* _Recorded information_:
↓↓↓

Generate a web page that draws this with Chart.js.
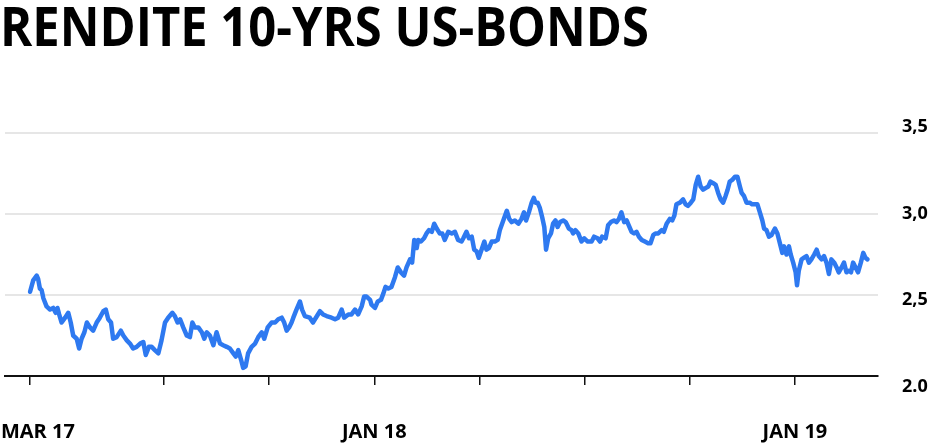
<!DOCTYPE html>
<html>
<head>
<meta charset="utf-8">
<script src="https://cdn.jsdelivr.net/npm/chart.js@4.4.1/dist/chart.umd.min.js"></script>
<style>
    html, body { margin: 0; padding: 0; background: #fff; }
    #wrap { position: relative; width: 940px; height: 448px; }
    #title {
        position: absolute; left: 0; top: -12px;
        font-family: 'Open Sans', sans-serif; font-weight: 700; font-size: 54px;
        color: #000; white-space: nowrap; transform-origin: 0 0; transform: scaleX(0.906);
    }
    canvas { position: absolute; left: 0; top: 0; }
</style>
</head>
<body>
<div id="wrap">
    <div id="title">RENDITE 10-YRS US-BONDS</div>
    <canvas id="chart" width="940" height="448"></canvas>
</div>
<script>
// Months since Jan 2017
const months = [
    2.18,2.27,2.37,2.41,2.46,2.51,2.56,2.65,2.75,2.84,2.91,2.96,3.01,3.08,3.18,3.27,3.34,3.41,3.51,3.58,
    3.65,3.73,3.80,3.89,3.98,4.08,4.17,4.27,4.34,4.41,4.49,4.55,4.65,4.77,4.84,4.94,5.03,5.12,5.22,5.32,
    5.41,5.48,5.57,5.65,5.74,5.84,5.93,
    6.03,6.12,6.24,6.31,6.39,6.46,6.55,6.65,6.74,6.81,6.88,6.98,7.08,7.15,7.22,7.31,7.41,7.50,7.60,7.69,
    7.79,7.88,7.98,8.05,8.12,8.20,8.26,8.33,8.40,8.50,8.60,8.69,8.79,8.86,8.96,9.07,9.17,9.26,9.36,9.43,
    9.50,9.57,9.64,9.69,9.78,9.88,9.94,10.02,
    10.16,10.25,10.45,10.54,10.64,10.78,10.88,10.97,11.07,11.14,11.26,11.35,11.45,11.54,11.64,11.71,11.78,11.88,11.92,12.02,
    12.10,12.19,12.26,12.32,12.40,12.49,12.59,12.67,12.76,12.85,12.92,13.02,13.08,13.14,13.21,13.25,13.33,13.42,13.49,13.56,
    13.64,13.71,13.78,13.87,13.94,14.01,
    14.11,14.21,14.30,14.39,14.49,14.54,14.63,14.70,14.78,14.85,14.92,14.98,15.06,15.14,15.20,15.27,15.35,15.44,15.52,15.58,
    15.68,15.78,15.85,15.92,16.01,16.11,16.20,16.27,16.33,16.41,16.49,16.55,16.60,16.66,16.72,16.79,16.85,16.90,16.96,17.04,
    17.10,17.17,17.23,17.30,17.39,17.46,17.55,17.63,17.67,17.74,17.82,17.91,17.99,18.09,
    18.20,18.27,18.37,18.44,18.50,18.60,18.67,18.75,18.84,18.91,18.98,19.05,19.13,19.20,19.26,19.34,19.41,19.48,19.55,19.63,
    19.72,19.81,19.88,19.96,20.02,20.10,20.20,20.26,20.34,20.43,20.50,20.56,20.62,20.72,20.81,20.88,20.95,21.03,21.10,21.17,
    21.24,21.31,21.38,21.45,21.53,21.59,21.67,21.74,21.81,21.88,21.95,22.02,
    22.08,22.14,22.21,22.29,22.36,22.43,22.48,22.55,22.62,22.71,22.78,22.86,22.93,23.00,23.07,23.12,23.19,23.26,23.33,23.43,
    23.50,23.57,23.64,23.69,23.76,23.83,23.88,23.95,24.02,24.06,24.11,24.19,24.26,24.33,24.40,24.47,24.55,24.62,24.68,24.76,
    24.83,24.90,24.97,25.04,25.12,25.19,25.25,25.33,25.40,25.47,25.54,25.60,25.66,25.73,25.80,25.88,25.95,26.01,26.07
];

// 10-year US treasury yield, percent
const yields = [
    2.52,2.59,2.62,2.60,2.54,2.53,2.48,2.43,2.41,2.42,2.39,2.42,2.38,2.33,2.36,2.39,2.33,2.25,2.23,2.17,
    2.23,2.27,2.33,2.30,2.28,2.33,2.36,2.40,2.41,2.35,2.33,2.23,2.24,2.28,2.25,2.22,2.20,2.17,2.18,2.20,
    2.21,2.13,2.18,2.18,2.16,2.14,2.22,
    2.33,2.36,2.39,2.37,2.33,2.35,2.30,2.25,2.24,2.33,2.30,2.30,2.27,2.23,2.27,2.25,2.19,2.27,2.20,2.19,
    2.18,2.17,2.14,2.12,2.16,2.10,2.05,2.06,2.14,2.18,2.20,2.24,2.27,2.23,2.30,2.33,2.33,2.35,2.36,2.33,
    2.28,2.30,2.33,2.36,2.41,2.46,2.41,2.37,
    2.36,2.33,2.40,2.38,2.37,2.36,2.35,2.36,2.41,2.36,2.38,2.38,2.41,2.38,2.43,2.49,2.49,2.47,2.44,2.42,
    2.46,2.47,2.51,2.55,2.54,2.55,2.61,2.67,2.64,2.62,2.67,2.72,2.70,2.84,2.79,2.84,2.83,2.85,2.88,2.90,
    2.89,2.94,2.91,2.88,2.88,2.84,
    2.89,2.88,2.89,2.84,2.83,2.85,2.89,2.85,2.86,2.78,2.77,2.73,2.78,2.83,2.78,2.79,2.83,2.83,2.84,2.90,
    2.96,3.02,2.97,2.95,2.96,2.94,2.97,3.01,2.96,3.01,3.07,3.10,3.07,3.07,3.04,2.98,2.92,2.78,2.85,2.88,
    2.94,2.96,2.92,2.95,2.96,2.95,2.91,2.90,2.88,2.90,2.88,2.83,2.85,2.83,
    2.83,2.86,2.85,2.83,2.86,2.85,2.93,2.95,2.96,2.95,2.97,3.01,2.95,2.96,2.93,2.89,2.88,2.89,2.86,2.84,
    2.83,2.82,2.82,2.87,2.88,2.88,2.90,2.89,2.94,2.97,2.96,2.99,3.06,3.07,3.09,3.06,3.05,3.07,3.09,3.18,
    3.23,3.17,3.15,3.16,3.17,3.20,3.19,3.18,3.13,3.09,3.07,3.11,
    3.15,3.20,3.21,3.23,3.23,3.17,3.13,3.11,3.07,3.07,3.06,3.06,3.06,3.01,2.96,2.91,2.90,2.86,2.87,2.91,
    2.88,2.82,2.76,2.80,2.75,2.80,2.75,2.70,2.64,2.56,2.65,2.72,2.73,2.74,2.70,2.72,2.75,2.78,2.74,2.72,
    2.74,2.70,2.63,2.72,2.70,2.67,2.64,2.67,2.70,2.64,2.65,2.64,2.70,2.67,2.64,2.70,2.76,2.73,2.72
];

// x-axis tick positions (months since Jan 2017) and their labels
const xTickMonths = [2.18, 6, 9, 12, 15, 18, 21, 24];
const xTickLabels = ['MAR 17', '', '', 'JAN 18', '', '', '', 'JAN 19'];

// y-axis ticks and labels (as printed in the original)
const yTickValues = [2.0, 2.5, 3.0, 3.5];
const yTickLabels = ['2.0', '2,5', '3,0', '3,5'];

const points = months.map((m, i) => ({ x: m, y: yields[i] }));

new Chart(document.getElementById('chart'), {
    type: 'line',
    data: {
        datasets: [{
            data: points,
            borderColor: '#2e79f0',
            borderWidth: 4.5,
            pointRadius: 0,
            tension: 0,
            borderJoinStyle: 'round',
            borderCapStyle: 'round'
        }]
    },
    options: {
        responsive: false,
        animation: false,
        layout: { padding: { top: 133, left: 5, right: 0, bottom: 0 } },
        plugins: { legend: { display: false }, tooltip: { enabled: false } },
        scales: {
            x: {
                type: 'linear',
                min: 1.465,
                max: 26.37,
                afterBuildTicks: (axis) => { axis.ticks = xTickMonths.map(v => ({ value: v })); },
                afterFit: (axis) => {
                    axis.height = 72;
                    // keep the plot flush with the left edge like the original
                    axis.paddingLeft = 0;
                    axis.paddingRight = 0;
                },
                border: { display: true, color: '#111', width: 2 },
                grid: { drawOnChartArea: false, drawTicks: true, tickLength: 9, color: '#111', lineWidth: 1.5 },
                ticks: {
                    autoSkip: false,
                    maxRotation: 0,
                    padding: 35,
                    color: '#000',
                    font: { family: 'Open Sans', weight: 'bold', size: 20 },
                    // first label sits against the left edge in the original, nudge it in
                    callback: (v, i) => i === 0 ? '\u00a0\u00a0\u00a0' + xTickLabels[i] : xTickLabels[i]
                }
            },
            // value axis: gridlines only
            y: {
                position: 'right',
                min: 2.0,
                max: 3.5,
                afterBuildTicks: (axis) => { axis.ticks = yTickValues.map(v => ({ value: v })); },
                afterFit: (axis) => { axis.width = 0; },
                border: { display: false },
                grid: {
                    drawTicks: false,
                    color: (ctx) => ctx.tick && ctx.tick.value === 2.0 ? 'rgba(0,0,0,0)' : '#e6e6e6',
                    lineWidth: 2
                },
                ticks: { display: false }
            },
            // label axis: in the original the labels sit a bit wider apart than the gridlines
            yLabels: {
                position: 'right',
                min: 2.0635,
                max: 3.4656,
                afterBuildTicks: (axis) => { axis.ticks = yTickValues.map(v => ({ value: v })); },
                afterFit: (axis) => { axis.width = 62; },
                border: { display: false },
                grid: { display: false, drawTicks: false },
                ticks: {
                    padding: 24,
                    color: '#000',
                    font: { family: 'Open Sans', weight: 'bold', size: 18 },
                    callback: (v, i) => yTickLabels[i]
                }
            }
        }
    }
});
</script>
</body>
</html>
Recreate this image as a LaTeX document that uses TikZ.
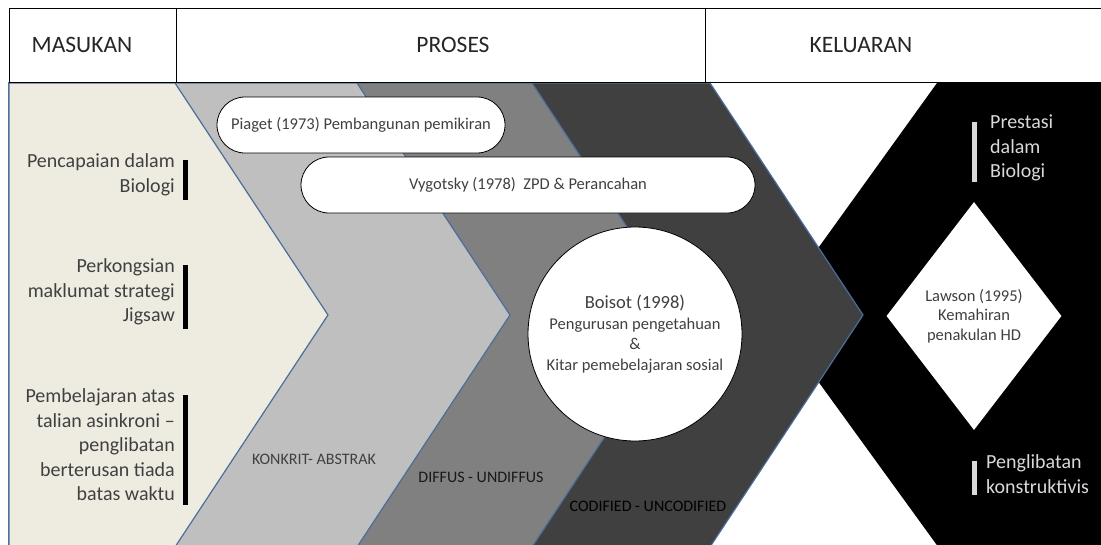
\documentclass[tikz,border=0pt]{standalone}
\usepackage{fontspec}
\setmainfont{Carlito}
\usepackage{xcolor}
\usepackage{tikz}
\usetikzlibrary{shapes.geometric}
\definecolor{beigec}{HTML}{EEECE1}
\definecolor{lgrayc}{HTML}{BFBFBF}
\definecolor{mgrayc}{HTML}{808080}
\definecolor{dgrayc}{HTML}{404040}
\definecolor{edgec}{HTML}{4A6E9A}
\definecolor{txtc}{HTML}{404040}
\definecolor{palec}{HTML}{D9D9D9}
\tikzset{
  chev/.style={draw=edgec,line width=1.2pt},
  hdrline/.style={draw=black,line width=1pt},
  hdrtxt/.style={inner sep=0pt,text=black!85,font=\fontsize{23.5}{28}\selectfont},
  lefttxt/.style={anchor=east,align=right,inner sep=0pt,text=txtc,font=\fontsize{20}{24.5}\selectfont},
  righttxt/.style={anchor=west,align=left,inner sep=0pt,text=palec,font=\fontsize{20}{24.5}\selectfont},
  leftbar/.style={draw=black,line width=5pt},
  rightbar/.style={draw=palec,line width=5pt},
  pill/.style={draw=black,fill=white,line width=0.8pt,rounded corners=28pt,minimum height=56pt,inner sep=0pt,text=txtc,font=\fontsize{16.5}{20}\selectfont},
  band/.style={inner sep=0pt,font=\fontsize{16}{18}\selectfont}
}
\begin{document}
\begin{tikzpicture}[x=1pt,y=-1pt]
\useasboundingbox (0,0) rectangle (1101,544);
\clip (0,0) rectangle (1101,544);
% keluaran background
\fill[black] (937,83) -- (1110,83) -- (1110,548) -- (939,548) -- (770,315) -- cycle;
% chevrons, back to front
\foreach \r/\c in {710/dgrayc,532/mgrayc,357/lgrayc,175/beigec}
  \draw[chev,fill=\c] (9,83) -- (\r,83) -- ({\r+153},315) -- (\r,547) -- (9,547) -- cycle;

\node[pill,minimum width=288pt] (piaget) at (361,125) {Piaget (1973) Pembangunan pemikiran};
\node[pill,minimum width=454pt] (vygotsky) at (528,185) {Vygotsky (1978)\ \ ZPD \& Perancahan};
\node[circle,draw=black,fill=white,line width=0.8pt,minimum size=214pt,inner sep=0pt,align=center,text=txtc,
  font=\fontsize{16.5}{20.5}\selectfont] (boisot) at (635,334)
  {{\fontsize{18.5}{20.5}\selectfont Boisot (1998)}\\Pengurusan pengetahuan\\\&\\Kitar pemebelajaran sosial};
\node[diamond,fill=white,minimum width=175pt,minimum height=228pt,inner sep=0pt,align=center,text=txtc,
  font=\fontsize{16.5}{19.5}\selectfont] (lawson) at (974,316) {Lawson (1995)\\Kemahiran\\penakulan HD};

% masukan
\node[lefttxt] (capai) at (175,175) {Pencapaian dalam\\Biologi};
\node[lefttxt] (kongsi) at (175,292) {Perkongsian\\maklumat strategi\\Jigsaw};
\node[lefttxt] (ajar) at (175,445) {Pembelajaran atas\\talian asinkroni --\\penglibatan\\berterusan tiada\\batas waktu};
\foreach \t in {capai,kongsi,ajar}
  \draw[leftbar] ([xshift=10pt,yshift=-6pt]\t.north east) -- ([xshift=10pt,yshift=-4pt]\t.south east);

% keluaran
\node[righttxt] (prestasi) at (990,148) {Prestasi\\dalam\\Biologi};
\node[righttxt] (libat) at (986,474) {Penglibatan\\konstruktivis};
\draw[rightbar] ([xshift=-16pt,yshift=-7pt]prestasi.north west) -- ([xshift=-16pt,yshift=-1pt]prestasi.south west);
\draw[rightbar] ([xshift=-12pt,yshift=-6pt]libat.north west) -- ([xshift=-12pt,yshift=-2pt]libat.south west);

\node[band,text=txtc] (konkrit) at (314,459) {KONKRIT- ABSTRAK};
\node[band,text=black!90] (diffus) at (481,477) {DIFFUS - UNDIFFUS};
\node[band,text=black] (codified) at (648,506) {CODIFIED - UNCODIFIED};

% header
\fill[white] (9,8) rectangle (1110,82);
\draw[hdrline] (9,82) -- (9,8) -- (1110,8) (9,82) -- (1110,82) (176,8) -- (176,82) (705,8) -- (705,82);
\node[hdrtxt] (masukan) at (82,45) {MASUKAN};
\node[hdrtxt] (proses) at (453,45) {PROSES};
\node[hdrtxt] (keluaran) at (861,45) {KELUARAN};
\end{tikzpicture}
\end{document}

↑↑↑

Keep the images out of the copy. Repeat word for word only the lines from the one containing "Recreate this image" through the one containing "(9,547) -- cycle;", both ends included.

* _Answer_:
Recreate this image as a LaTeX document that uses TikZ.
\documentclass[tikz,border=0pt]{standalone}
\usepackage{fontspec}
\setmainfont{Carlito}
\usepackage{xcolor}
\usepackage{tikz}
\usetikzlibrary{shapes.geometric}
\definecolor{beigec}{HTML}{EEECE1}
\definecolor{lgrayc}{HTML}{BFBFBF}
\definecolor{mgrayc}{HTML}{808080}
\definecolor{dgrayc}{HTML}{404040}
\definecolor{edgec}{HTML}{4A6E9A}
\definecolor{txtc}{HTML}{404040}
\definecolor{palec}{HTML}{D9D9D9}
\tikzset{
  chev/.style={draw=edgec,line width=1.2pt},
  hdrline/.style={draw=black,line width=1pt},
  hdrtxt/.style={inner sep=0pt,text=black!85,font=\fontsize{23.5}{28}\selectfont},
  lefttxt/.style={anchor=east,align=right,inner sep=0pt,text=txtc,font=\fontsize{20}{24.5}\selectfont},
  righttxt/.style={anchor=west,align=left,inner sep=0pt,text=palec,font=\fontsize{20}{24.5}\selectfont},
  leftbar/.style={draw=black,line width=5pt},
  rightbar/.style={draw=palec,line width=5pt},
  pill/.style={draw=black,fill=white,line width=0.8pt,rounded corners=28pt,minimum height=56pt,inner sep=0pt,text=txtc,font=\fontsize{16.5}{20}\selectfont},
  band/.style={inner sep=0pt,font=\fontsize{16}{18}\selectfont}
}
\begin{document}
\begin{tikzpicture}[x=1pt,y=-1pt]
\useasboundingbox (0,0) rectangle (1101,544);
\clip (0,0) rectangle (1101,544);
% keluaran background
\fill[black] (937,83) -- (1110,83) -- (1110,548) -- (939,548) -- (770,315) -- cycle;
% chevrons, back to front
\foreach \r/\c in {710/dgrayc,532/mgrayc,357/lgrayc,175/beigec}
  \draw[chev,fill=\c] (9,83) -- (\r,83) -- ({\r+153},315) -- (\r,547) -- (9,547) -- cycle;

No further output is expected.